Basiskonto:Wirtschaftliches Stigma

Das Recht auf ein Basiskonto bei einer Bank ist nun bundesweit in Kraft getreten. Teuer und umständlich wird es jedoch für Flüchtlinge im Landkreis - durch den Kommunalpass

Von Florian Tempel, Erding

Seit Sonntag hat jeder, der sich legal in Deutschland aufhält, das Recht auf ein sogenanntes Basiskonto bei einer Bank seiner Wahl. Ziel und Inhalt des neuen Gesetzes ist es, dass insbesondere auch Flüchtlinge ein eigenes Konto führen können, aber auch Wohnungslose, ausländische Studenten oder Saisonarbeiter, die von manchen Banken bislang als Kunden abgelehnt worden waren. Die Sparkassen hatte sich schon länger verpflichtet, Jedermann-Konten anzubieten. Mit einem Basiskonto sind alle normalen Bankgeschäfte wie Ein- und Auszahlungen, Überweisungen und Daueraufträge möglich. Außerdem erhält jeder Kontoinhaber eine Geldkarte seiner Bank. Der einzige Unterschied zum normalen Girokonto: Es kann nicht per Dispokredit überzogen werden.

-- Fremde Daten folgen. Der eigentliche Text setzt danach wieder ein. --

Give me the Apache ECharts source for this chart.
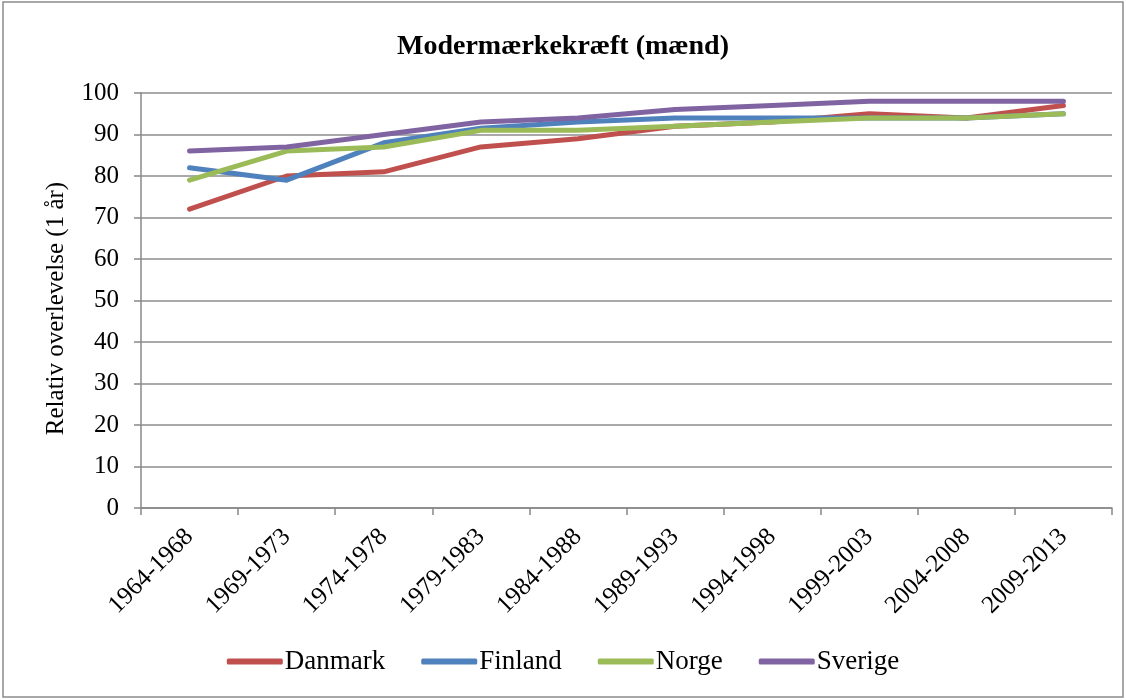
<!DOCTYPE html>
<html><head><meta charset="utf-8">
<script src="https://cdn.jsdelivr.net/npm/echarts@6/dist/echarts.min.js"></script>
<style>html,body{margin:0;padding:0;background:#fff}#c{width:1126px;height:700px}</style>
</head><body><div id="c"></div>
<script>
const categories = ['1964-1968','1969-1973','1974-1978','1979-1983','1984-1988','1989-1993','1994-1998','1999-2003','2004-2008','2009-2013'];
const danmark = [72, 80, 81, 87, 89, 92, 93, 95, 94, 97];
const finland = [82, 79, 88, 91.5, 93, 94, 94, 94, 94, 95];
const norge   = [79, 86, 87, 91, 91, 92, 93, 94, 94, 95];
const sverige = [86, 87, 90, 93, 94, 96, 97, 98, 98, 98];
const seriesNames = ['Danmark','Finland','Norge','Sverige'];
const colors = ['#C0504D','#4F81BD','#9BBB59','#8064A2'];
const yTicks = {min:0, max:100, interval:10};

const font = '"Liberation Serif","Times New Roman",serif';
const chart = echarts.init(document.getElementById('c'));
const dataSets = [danmark, finland, norge, sverige];
chart.setOption({
  animation:false,
  backgroundColor:'#fff',
  graphic:[{type:'rect',shape:{x:3,y:2,width:1120,height:695},style:{fill:'none',stroke:'#8c8c8c',lineWidth:1.5},silent:true}],
  title:{text:'Modermærkekræft (mænd)',left:'center',top:28,textStyle:{fontFamily:font,fontSize:28,fontWeight:'bold',color:'#000'}},
  legend:{bottom:20,left:'center',itemWidth:56,itemHeight:6,itemGap:36,icon:'roundRect',
    textStyle:{fontFamily:font,fontSize:27,color:'#000',padding:[0,0,0,-3]},
    data:seriesNames},
  grid:{left:141,right:14,top:93,bottom:192,containLabel:false},
  xAxis:{type:'category',data:categories,boundaryGap:true,
    axisLine:{lineStyle:{color:'#888',width:1.5}},
    axisTick:{show:true,alignWithLabel:false,length:7,lineStyle:{color:'#888',width:1.5}},
    axisLabel:{rotate:45,margin:25,fontFamily:font,fontSize:25,color:'#000',interval:0}},
  yAxis:{type:'value',min:yTicks.min,max:yTicks.max,interval:yTicks.interval,
    name:'Relativ overlevelse (1 år)',nameLocation:'middle',nameGap:72,
    nameTextStyle:{fontFamily:font,fontSize:25,color:'#000',padding:[0,0,0,-16]},
    axisLine:{show:true,lineStyle:{color:'#888',width:1.5}},
    axisTick:{show:true,length:7,lineStyle:{color:'#888',width:1.5}},
    axisLabel:{margin:22,fontFamily:font,fontSize:25,color:'#000'},
    splitLine:{lineStyle:{color:'#8c8c8c',width:1.5}}},
  series: seriesNames.map((n,i)=>({name:n,type:'line',data:dataSets[i],symbol:'none',
    lineStyle:{color:colors[i],width:5,cap:'round',join:'round'},itemStyle:{color:colors[i]}}))
});
</script></body></html>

Im Landkreis Erding ist den hier lebenden Flüchtlingen mit der Einführung der umstrittenen Chipkarte "Kommunal Pass" die Führung eines Bankkontos allerdings massiv erschwert worden. Vor der Einführung des Kommunal Pass besaßen 323 Einzelpersonen oder sogenannte Bedarfsgemeinschaften, sprich Flüchtlingsfamilien, ein eigenes Bankkonto. Bis zum 1. Mai wurden ihnen vom Landratsamt die im Asylbewerberleistungsgesetz festgelegten monatlichen Leistungen auf ihre Konten überwiesen - danach nicht mehr. Da alle Flüchtlinge im Landkreis seit bald zwei Monaten auch vom Bargeldbesitz abgeschnitten sind - nur einmal gab es zwischendurch 50 Euro auf die Hand -, waren die Bankkonten der Flüchtlinge schlagartig für sie nutzlos geworden.

Nach Auskunft des Landratsamtes sollen vom 1. Juli an Geldabhebungen mit dem Kommunal Pass möglich sein. Allerdings wird nur ein Teilbetrag freigeschaltet, für einen allein stehenden Erwachsenen etwa 135 Euro. Die Führung eines eigenen Kontos wird für Flüchtlinge wieder möglich, aber durch den Kommunal Pass teurer und umständlicher. Eine Bargeldabhebung wird am Bankautomaten 4,50 Euro kosten. Die Gebühr für die Abhebung streicht die Bank an, bei der abgehoben wird. Das abgehobene Geld könnten Flüchtlinge anschließend wieder auf ein eigenes Bankkonto einzahlen. Ein Basiskonto bei der Kreis- und Stadtsparkasse Erding-Dorfen, das im Grundpreis nur 3,90 Euro im Monat kostet, wäre schon günstiger als eine einzige Bargeldabhebung mit dem Kommunal Pass. Die VR-Bank Erding verlangt für ein Basiskonto 5,95 Euro, bei der Postbank kostet es 5,90 Euro.

Im Nachbarlandkreis Freising haben 99 Prozent Flüchtlinge eigene Konten, auf die sie ihr Geld vom dortigen Landratsamt überwiesen bekommen. Das Landratsamt Erding hat argumentiert, man könne keinen Flüchtling zur Eröffnung eines eigenen Kontos zwingen. In Freising wurde jedoch auch niemand gezwungen. Die Flüchtlinge wurden gebeten und die Kontoeröffnungen in Kooperation mit den Helferkreisen organisiert. Im Landkreis München wurden die dort lebenden Flüchtlinge nach Auskunft des dortigen Landratsamtes mit Infoblättern auf die Möglichkeit, ein Konto zu eröffnen, hingewiesen. Die Mehrzahl habe zwar noch kein eigenes Konto. Wer eines besitze, bekomme aber sein Geld darauf überwiesen. Gleiches gilt für die Landkreise Ebersberg, Landshut und Mühldorf. Wer kein Konto hat, bekommt in allen Nachbarlandkreisen weiterhin sein Geld bar ausgezahlt.

Bei den Beratungen zum Basiskonto-Gesetz im Bundestag waren sich Vertreter aller Parteien über die Sinnhaftigkeit von Basiskonten einig. Der CDU-Abgeordnete Matthias Hauer sagte zum Beispiel: "Ein Girokonto ist Grundvoraussetzung für eine Teilhabe am gesellschaftlichen und wirtschaftlichen Leben in Deutschland." Bei der Beratung im Bundesrat sagte der rheinland-pfälzische Justizminister Gerhard Robbers, der zugleich Professor für öffentliches Recht und Staatsphilosophie an der Universität Trier ist: "Wer kein Zahlungskonto hat, wer nicht am Zahlungsverkehr teilnehmen kann, ist sozial und wirtschaftlich ausgegrenzt. Kontolosigkeit stigmatisiert. Das darf nicht sein."